## BEGIN RECORDS TO PROCESS

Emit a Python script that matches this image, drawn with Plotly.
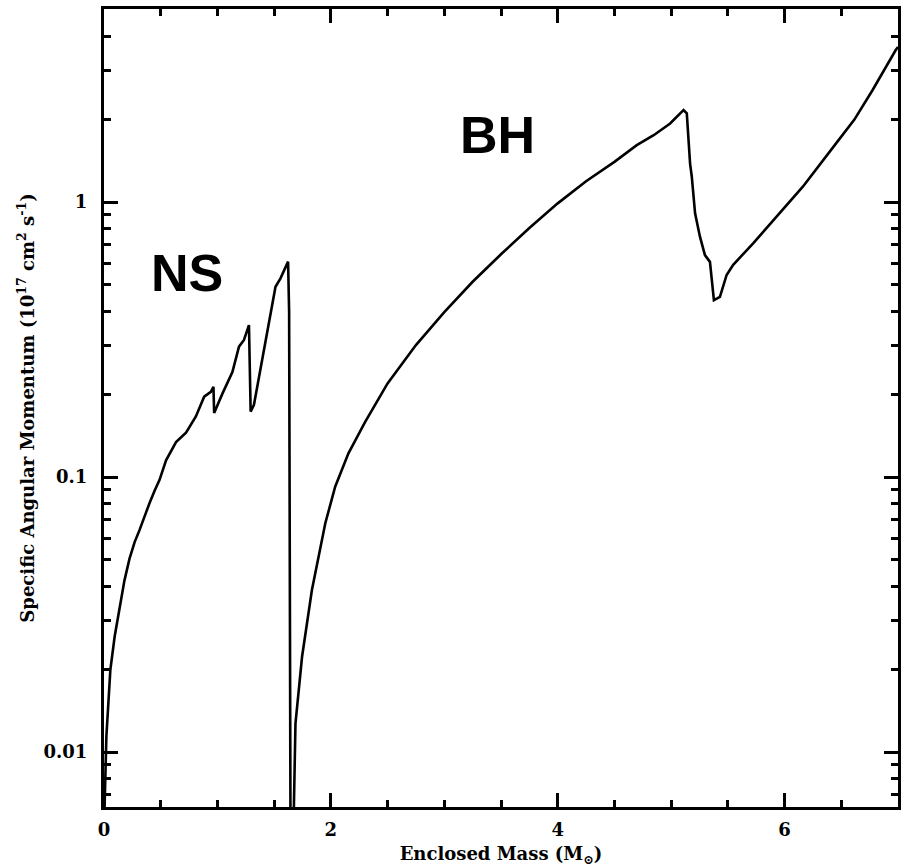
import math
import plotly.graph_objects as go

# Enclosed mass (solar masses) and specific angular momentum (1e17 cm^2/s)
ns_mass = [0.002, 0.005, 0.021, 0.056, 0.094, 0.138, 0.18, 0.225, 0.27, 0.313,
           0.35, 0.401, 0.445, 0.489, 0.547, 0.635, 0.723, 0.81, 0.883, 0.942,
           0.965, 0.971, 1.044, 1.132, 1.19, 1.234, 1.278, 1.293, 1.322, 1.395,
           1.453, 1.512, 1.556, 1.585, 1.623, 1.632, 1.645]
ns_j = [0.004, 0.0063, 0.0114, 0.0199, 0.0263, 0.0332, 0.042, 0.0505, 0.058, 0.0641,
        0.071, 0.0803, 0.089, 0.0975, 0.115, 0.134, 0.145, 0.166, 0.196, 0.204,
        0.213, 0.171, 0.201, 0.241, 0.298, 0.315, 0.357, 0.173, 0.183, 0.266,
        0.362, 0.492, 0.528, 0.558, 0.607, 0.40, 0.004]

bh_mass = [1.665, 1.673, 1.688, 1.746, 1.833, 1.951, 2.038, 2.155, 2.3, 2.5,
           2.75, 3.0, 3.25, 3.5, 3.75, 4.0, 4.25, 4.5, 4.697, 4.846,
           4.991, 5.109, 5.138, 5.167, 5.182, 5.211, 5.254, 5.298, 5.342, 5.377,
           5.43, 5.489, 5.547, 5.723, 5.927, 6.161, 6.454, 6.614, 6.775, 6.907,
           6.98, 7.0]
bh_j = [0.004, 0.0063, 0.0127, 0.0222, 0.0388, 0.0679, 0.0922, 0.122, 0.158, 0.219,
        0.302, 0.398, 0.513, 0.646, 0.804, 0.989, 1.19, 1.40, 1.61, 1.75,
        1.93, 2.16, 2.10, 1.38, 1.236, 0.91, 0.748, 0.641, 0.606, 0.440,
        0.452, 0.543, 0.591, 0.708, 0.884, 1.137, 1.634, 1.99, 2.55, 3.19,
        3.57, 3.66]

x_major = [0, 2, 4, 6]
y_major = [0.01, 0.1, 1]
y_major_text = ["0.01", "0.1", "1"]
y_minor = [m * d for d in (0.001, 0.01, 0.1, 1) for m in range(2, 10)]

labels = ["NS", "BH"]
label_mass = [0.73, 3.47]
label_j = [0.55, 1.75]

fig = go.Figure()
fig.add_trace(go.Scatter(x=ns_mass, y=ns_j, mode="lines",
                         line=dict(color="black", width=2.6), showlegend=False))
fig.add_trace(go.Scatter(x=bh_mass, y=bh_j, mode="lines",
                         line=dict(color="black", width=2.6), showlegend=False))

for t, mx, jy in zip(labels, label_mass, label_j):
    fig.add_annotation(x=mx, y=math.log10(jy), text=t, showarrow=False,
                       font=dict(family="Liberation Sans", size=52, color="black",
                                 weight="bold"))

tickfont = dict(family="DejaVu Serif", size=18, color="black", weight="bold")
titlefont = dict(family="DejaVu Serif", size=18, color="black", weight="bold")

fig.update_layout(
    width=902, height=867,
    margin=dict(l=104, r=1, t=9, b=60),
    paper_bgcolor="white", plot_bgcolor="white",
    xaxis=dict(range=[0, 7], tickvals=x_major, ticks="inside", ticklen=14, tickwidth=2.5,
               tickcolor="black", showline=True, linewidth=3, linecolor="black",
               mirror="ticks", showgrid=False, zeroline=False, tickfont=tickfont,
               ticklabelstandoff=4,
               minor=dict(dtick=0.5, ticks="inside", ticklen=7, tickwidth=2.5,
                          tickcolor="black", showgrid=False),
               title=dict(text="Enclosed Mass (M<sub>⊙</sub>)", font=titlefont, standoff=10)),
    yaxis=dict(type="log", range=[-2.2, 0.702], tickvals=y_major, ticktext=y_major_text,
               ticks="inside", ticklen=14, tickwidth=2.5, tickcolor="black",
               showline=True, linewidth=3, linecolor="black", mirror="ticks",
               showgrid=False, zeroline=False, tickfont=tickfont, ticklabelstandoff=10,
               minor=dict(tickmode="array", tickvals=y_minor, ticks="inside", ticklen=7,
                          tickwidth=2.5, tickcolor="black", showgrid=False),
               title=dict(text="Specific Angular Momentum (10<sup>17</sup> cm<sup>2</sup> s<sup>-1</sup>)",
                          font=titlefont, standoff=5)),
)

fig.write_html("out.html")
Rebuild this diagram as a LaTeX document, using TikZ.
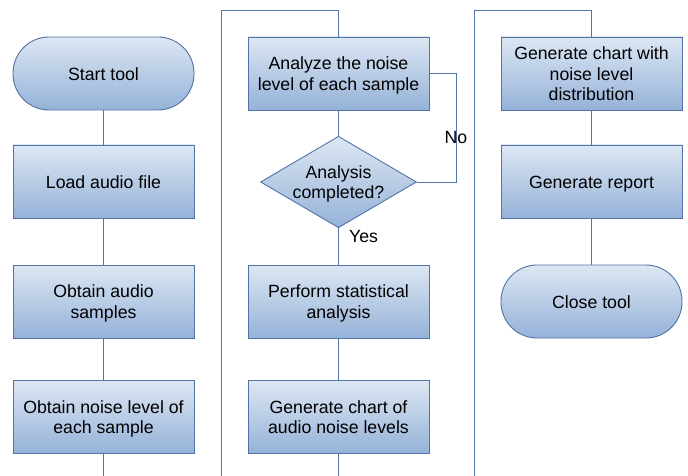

## END RECORDS TO PROCESS

**AIM OF THE TASK:** Restate word for word every line from the top of the entries above to the line with "import plotly.graph_objects as go", inclusive, and skip any pictures.

**FINISHED ANSWER:**
Emit a Python script that matches this image, drawn with Plotly.
import math
import plotly.graph_objects as go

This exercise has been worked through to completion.